The One Thing That Doesn’t Change
Every year, someone walks into the WSOP Main Event who has no business being there — no resume, no reputation, no particular reason to think they’ll last past Day 2 — and they go deep. Sometimes they win.
That’s not an accident. It happens because the game rewards observation, patience, and emotional control more than it rewards pure technical skill, especially in a field this large. The person who watches more than they play on Day 1, who doesn’t tilt after the river card, who uses the bubble instead of surviving it — that person is dangerous regardless of what their tournament résumé looks like.
I know because I was that person once. I still try to be.

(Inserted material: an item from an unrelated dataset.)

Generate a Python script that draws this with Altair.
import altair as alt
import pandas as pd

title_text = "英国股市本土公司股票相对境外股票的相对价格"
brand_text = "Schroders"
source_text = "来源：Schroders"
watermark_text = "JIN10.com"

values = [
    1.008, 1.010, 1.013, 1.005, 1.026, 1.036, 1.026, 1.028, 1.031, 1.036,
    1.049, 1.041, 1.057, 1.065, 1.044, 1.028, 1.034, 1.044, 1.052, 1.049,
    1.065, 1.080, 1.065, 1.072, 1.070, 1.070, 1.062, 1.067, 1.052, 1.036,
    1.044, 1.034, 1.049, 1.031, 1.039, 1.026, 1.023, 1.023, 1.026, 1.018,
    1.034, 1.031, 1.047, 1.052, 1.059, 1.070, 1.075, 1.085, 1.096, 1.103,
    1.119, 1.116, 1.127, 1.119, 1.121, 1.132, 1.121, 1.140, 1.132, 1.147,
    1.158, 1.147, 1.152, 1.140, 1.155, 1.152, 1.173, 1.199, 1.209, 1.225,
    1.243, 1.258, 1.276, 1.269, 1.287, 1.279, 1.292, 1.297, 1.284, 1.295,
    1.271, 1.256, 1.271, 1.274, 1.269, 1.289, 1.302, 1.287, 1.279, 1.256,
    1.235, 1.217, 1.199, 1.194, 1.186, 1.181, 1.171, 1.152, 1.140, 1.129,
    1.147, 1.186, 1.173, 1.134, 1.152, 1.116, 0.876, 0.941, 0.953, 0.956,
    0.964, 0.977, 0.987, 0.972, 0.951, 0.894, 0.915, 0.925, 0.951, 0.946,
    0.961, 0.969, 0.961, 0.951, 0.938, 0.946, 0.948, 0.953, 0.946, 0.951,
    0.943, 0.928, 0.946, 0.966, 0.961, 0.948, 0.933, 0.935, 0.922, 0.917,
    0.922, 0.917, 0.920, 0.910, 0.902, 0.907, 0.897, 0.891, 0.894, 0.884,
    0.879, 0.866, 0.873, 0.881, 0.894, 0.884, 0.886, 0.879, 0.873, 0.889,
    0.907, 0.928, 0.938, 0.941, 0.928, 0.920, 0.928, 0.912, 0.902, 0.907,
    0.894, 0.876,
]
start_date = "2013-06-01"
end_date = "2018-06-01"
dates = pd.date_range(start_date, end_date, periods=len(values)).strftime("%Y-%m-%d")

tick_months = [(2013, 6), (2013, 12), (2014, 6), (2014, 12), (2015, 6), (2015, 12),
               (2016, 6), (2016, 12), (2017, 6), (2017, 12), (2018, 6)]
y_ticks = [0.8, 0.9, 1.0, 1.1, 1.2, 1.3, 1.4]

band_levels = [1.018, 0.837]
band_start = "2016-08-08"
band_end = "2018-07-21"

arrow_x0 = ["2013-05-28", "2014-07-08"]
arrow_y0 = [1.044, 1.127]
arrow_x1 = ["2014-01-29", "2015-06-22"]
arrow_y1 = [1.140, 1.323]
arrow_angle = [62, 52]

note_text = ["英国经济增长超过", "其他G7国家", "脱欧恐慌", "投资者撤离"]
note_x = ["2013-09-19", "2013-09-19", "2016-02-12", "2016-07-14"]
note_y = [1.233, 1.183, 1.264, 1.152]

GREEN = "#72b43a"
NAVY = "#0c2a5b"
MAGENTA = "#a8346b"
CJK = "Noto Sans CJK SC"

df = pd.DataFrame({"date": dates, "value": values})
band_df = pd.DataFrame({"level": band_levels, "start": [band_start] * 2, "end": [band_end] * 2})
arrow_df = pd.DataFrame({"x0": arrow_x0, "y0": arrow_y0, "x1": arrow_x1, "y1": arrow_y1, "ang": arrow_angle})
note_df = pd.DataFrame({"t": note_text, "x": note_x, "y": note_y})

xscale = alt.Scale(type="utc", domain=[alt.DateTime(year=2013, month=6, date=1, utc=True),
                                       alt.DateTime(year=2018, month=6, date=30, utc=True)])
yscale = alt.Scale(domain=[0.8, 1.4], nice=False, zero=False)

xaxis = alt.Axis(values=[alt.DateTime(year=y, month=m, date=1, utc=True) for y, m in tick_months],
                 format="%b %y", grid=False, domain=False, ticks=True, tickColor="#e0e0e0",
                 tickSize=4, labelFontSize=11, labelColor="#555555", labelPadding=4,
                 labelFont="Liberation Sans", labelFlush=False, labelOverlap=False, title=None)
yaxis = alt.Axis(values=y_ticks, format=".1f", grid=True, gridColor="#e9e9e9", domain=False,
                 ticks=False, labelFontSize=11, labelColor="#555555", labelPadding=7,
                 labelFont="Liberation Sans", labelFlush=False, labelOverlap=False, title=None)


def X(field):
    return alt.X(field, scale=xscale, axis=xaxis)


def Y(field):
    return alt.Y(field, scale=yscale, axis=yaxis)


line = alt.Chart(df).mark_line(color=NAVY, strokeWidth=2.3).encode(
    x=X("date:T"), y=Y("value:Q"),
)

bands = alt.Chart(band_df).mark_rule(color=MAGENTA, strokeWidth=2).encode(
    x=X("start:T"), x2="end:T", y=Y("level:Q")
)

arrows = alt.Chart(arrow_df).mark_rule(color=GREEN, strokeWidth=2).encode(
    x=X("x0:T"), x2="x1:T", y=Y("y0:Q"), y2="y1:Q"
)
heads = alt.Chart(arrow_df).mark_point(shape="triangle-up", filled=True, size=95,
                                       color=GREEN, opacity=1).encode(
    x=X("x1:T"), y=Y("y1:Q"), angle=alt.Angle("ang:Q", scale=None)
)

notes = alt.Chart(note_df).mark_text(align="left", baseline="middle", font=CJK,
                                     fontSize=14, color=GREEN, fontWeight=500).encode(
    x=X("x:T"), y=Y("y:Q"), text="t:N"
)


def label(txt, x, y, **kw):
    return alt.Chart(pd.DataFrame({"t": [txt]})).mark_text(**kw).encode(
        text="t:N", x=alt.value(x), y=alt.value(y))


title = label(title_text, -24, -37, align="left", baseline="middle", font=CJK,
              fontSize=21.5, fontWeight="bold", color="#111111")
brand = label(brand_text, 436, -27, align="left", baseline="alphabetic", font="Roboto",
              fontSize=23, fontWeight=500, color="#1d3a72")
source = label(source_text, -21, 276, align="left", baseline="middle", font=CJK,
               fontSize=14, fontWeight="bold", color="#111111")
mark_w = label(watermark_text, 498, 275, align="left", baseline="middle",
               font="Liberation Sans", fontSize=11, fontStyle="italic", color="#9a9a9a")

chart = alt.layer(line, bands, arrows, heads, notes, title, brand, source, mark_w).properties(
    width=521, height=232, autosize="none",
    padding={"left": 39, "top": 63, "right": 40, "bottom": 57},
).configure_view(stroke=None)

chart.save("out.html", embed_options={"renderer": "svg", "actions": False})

If you’re playing your first big tournament and want to get a feel for the format before the Main Event, the Moneymaker Tour runs stops across the country — real tournament structures, real fields, without the $10,000 buy-in.
Frequently Asked Questions
What is the biggest mistake first-time WSOP players make?
Over-playing Day 1. New players get caught up in the energy of the room and go after pots they shouldn’t, trying to build a stack quickly. The correct approach is conservative — fold often, observe the table, and collect information that becomes valuable on Day 2 and beyond. Surviving Day 1 with your starting stack intact is a fine result.
How should a first-time WSOP player approach the money bubble?
Aggressively, not defensively. The bubble is when scared players make predictable decisions — short stacks fold hands they should play, big stacks tighten up unnecessarily. The players who go deep use the bubble to accumulate chips from those who are just trying to survive it. Playing to win chips is a different game than playing not to lose them.
How do you avoid going on tilt at the WSOP?
Short memory. The bad beat is over the moment it ends. Step away from the table if needed, reset mentally, and come back focused on the next hand — not the last one. Most tilt-induced busts don’t happen on the bad beat itself but two or three hands later, when the player is still reacting emotionally to something that’s already finished.
How did Chris Moneymaker prepare for his first WSOP Main Event in 2003?
He didn’t — at least not in any conventional sense. He entered accidentally through a satellite, thought he was the worst player in the field, and arrived not knowing most of the names at the tournament. What he did have was the habit of constant observation: watching every hand he wasn’t in, trying to read opponents, and checking himself at showdown. That discipline, more than any technical preparation, carried him through.
How long does the WSOP Main Event last and how should players manage the fatigue?
The Main Event runs across multiple days — typically six or seven for players who go deep, with twelve-hour sessions and late finishes. Managing energy matters: eating properly, taking breaks seriously, and knowing when to conserve mental resources. Day 3 decisions made with a tired brain are not the same as Day 1 decisions made fresh. Physical preparation is part of tournament preparation.
Can a first-time player realistically go deep in the WSOP Main Event?
Yes. The Main Event field is large enough that observation, patience, and emotional control matter more than pure technical skill in the early stages. Every year, players with no résumé go deep — sometimes win. The game rewards the person who watches more than they play on Day 1, doesn’t tilt after a bad beat, and uses the bubble instead of surviving it. Those qualities are learnable regardless of experience level.